Remember, shit does not altogether disappear in water
Nor does unparalleled slaughter vanish
On this anniversary of the Mahad Day, here is a selection of books from Navayana that partake in this thirst for equality:
- Bhimayana: Experiences of Untouchability by Durgabai Vyam, Subhash Vyam et al
This graphic reworking of Ambedkar’s autobiographical tract Waiting for a Visa, weaves in some key events from his life and the Dalit movement, including a fascinating account of the events at Mahad, including the ‘cleaning’ of the tank with cow’s urine and dung by the brahmans. Images from this episode adorn this blog. - A Part Apart: The Life and Thought of B.R. Ambedkar by Ashok Gopal
This sprawling biography of Ambedkar traces the evolution of his thought alongside the events in his life. The planning and preparation that went into conducting the two conferences in Mahad, the stories of all the people involved in making it possible, and its aftermath, are all discussed in detail. - I Could Not Be Hindu: The Story of a Dalit in the RSS by Bhanwar Meghwanshi
The revolutionary spirit of the Mahad satyagraha found expression in the acts of a young activist in faraway Rajasthan in the 1990s. Bhanwar joined the RSS as a young school-going student. His break from the hate-spewing organisation was a Mahad-like assertion of equality. His story shows the return we need to keep making to that moment in 1927 until the annihilation of caste. - Ambedkar and Other Immortals: An Untouchable Research Programme by Soumyabrata Choudhury
For a philosophical enquiry into the events at Mahad, read this treatise by Shomo, professor of Arts and Aesthetics at JNU. Shomo helps us navigate the theoretical underpinnings of Ambedkar’s declarations, and helps us understand the universalist dimensions of Ambedkar-thought. - The Fragile Life of the Atrocities Act: Seeking Justice Against Caste Crimes by Sandhya Fuchs
The Mahad satyagraha was a public exercise of a law already in place but not part of common morality.

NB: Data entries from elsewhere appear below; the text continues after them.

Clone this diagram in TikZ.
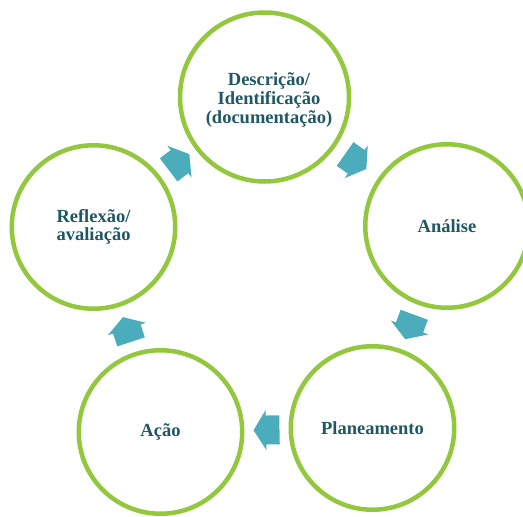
\documentclass[tikz,border=0pt]{standalone}
\usepackage{fontspec}
\setmainfont{Liberation Serif}
\usetikzlibrary{calc}
\definecolor{ringgreen}{RGB}{146,199,62}
\definecolor{arrowteal}{RGB}{75,173,187}
\definecolor{labelteal}{RGB}{31,88,100}
\begin{document}
\begin{tikzpicture}[x=1pt,y=-1pt,
  labeltext/.style={font=\fontsize{18.5}{18.7}\selectfont\bfseries, text=labelteal},
  ring/.style={circle, draw=ringgreen, line width=4.5pt, minimum size=163.5pt, inner sep=0pt, labeltext},
  bigring/.style={ring, minimum size=169pt},
  arrowfill/.style={fill=arrowteal, draw=none}]
\useasboundingbox (0,0) rectangle (523,517);
\node[bigring] (t) at (264.5,97) {};
\node[labeltext, align=center, inner sep=0pt] (ttext) at (269,100) {Descrição/\\Identificação\\(documentação)};
\node[ring] (r) at (447,226) {Análise};
\node[ring] (br) at (372.5,428) {Planeamento};
\node[ring] (bl) at (160.5,432) {Ação};
\node[ring, align=left] (l) at (93.5,227) {Reflexão/\\avaliação};
\foreach \s/\e in {l/t, t/r, r/br, br/bl, bl/l}{
  \path let \p1=(\s.center), \p2=(\e.center), \n1={atan2(\y2-\y1,\x2-\x1)} in
    \pgfextra{\xdef\arrang{\n1}};
  \fill[arrowfill, shift={($(\s.center)!0.5!(\e.center)$)}, rotate=\arrang]
    (13,0) -- (0.5,20) -- (0.5,14.5) -- (-13,14.5) -- (-13,-14.5) -- (0.5,-14.5) -- (0.5,-20) -- cycle;
}
\end{tikzpicture}
\end{document}
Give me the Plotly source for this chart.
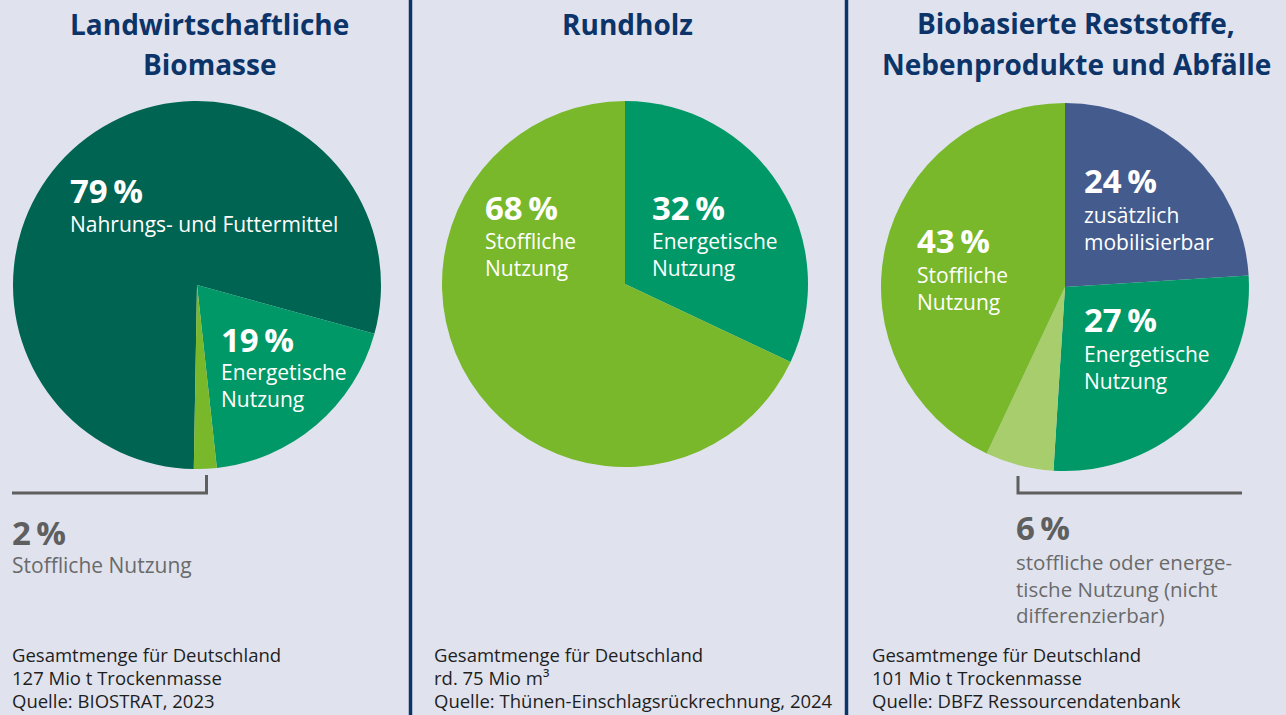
import plotly.graph_objects as go

W, H = 1286, 715

# ---------------- data ----------------
titles_1 = ["Landwirtschaftliche", "Biomasse"]
titles_2 = ["Rundholz"]
titles_3 = ["Biobasierte Reststoffe,", "Nebenprodukte und Abfälle"]

pie1_labels = ["Nahrungs- und Futtermittel", "Energetische Nutzung", "Stoffliche Nutzung"]
pie1_values = [79, 19, 2]

pie2_labels = ["Energetische Nutzung", "Stoffliche Nutzung"]
pie2_values = [32, 68]

pie3_labels = ["zusätzlich mobilisierbar", "Energetische Nutzung",
               "stoffliche oder energetische Nutzung (nicht differenzierbar)", "Stoffliche Nutzung"]
pie3_values = [24, 27, 6, 43]

footer_1 = ["Gesamtmenge für Deutschland", "127 Mio t Trockenmasse", "Quelle: BIOSTRAT, 2023"]
footer_2 = ["Gesamtmenge für Deutschland", "rd. 75 Mio m³", "Quelle: Thünen-Einschlagsrückrechnung, 2024"]
footer_3 = ["Gesamtmenge für Deutschland", "101 Mio t Trockenmasse", "Quelle: DBFZ Ressourcendatenbank"]

# ---------------- styles ----------------
BG = "#e0e3ee"
NAVY = "#0c3469"
DARK_GREEN = "#006452"
MID_GREEN = "#009866"
LIGHT_GREEN = "#78b82a"
PALE_GREEN = "#a8cd6d"
BLUE = "#445b8d"
GRAY = "#5f5f5f"
TEXT = "#1e1e1e"
FONT = "Open Sans"

pie1_colors = [DARK_GREEN, MID_GREEN, LIGHT_GREEN]
pie2_colors = [MID_GREEN, LIGHT_GREEN]
pie3_colors = [BLUE, MID_GREEN, PALE_GREEN, LIGHT_GREEN]


def px(x):
    return x / W


def py(y):
    return 1 - y / H


def pct(v):
    return f"{v}\u2009%"


fig = go.Figure()


def add_pie(labels, values, colors, cx, cy, r, rotation):
    fig.add_trace(go.Pie(
        labels=labels, values=values, sort=False, direction="clockwise",
        rotation=rotation,
        marker=dict(colors=colors, line=dict(width=0)),
        textinfo="none", hoverinfo="label+percent", showlegend=False,
        domain=dict(x=[px(cx - r), px(cx + r)], y=[py(cy + r), py(cy - r)]),
    ))


add_pie(pie1_labels, pie1_values, pie1_colors, 197, 285, 184, 181)
add_pie(pie2_labels, pie2_values, pie2_colors, 625, 284, 183, 0)
add_pie(pie3_labels, pie3_values, pie3_colors, 1065, 287, 184, 0)

annotations = []


def text(lines, x, baseline, size, bold=False, color="white", anchor="left"):
    """lines: str or list of str; baseline = pixel y of first line's baseline"""
    if isinstance(lines, str):
        lines = [lines]
    if bold:
        lines = [f"<b>{t}</b>" for t in lines]
    n = len(lines)
    center = baseline + size * (0.65 * (n - 1) - 0.388)
    annotations.append(dict(
        text="<br>".join(lines), x=px(x), y=py(center), xref="paper", yref="paper",
        xanchor=anchor, yanchor="middle", align=anchor if anchor != "center" else "center",
        showarrow=False, borderpad=0,
        font=dict(family=FONT, size=size, color=color),
    ))


# titles
TS = 28
text(titles_1[0], 209, 35, TS, True, NAVY, "center")
text(titles_1[1], 209, 75, TS, True, NAVY, "center")
text(titles_2[0], 627, 35, TS, True, NAVY, "center")
text(titles_3[0], 1076, 34, TS, True, NAVY, "center")
text(titles_3[1], 1076, 75, TS, True, NAVY, "center")

PS = 33
LS = 21
# pie 1 labels
text(pct(pie1_values[0]), 69, 203, PS, True)
text("Nahrungs- und Futtermittel", 69, 232, LS)
text(pct(pie1_values[1]), 220, 352, PS, True)
text(["Energetische", "Nutzung"], 220, 380, LS)

# pie 2 labels
text(pct(pie2_values[1]), 484, 220, PS, True)
text(["Stoffliche", "Nutzung"], 484, 249, LS)
text(pct(pie2_values[0]), 651, 220, PS, True)
text(["Energetische", "Nutzung"], 651, 249, LS)

# pie 3 labels
text(pct(pie3_values[0]), 1083, 193, PS, True)
text(["zusätzlich", "mobilisierbar"], 1083, 223, LS)
text(pct(pie3_values[3]), 916, 253, PS, True)
text(["Stoffliche", "Nutzung"], 916, 283, LS)
text(pct(pie3_values[1]), 1083, 332, PS, True)
text(["Energetische", "Nutzung"], 1083, 362, LS)

# outside small slices
text(pct(pie1_values[2]), 11, 545, PS, True, GRAY)
text("Stoffliche Nutzung", 11, 573, LS, False, "#6a6a6a")
text(pct(pie3_values[2]), 1015, 540, PS, True, GRAY)
text(["stoffliche oder energe-", "tische Nutzung (nicht", "differenzierbar)"],
     1015, 570, 20.5, False, "#6a6a6a")

# footers
FS = 18.5
for lines, x in [(footer_1, 11), (footer_2, 433), (footer_3, 871)]:
    for i, ln in enumerate(lines):
        text(ln, x, 662 + 23 * i, FS, False, TEXT)

shapes = []
for x in [410.5, 846.5]:
    shapes.append(dict(type="line", xref="paper", yref="paper",
                       x0=px(x), x1=px(x), y0=0, y1=1,
                       line=dict(color=NAVY, width=3.5)))

# brackets
shapes.append(dict(type="path", xref="paper", yref="paper",
                   path=f"M {px(12)} {py(493)} L {px(206.5)} {py(493)} L {px(206.5)} {py(475)}",
                   line=dict(color=GRAY, width=3)))
shapes.append(dict(type="path", xref="paper", yref="paper",
                   path=f"M {px(1018)} {py(476)} L {px(1018)} {py(493)} L {px(1242)} {py(493)}",
                   line=dict(color=GRAY, width=3)))

fig.update_layout(
    width=W, height=H,
    margin=dict(l=0, r=0, t=0, b=0),
    paper_bgcolor=BG, plot_bgcolor=BG,
    annotations=annotations, shapes=shapes,
    font=dict(family=FONT),
)

fig.write_html("out.html", config={"displayModeBar": False},
               post_script="document.body.style.margin='0';document.body.style.overflow='hidden';")
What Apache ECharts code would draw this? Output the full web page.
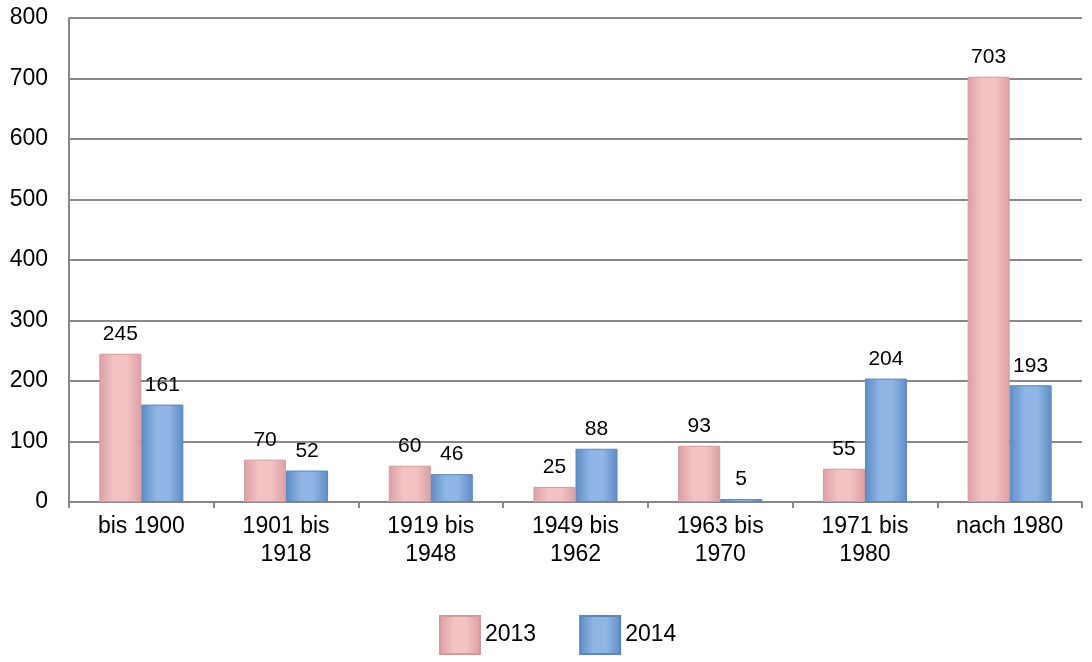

A similar situation exists in India today with the Prevention of Atrocities Act. Sandhya Fuchs’s book stories the struggles Dalit individuals and families undergo in trying to seek justice against the caste crimes they face. - Don’t Want Caste: Malayalam Stories by Dalit Writers; edited by M.R. Renukumar
This anthology of twenty-three stories are farcical and magical, terse and baroque, domestic and picaresque. Their often-experimental form complements the horrors of caste and life within its grip. Collected from six decades of Dalit writing in Malayalam, the experiences that create revolutions like Mahad are powerfully on display in this masterful work of fiction. - Annihilation of Caste: The Annotated Critical Edition by B.R. Ambedkar
Babasaheb Ambedkar’s most famous work. This speech ‘written but not delivered’ at the Jat-Pat Todak Mandal’s Conference in 1936 signalled Babasaheb’s exit from Hinduism and his break with its reformers. This was a demand for the end of caste altogether. Annihilation of Caste is the most succinct critique of caste, and it presents a framework for a truly democratic and associative society. - A Current of Blood by Namdeo Dhasal, translated by Dilip Chitre
The poetry fragments used here are from the poem “Water” by Namdeo Dhasal, the Dalit Panther, and one of the foremost poets of this land.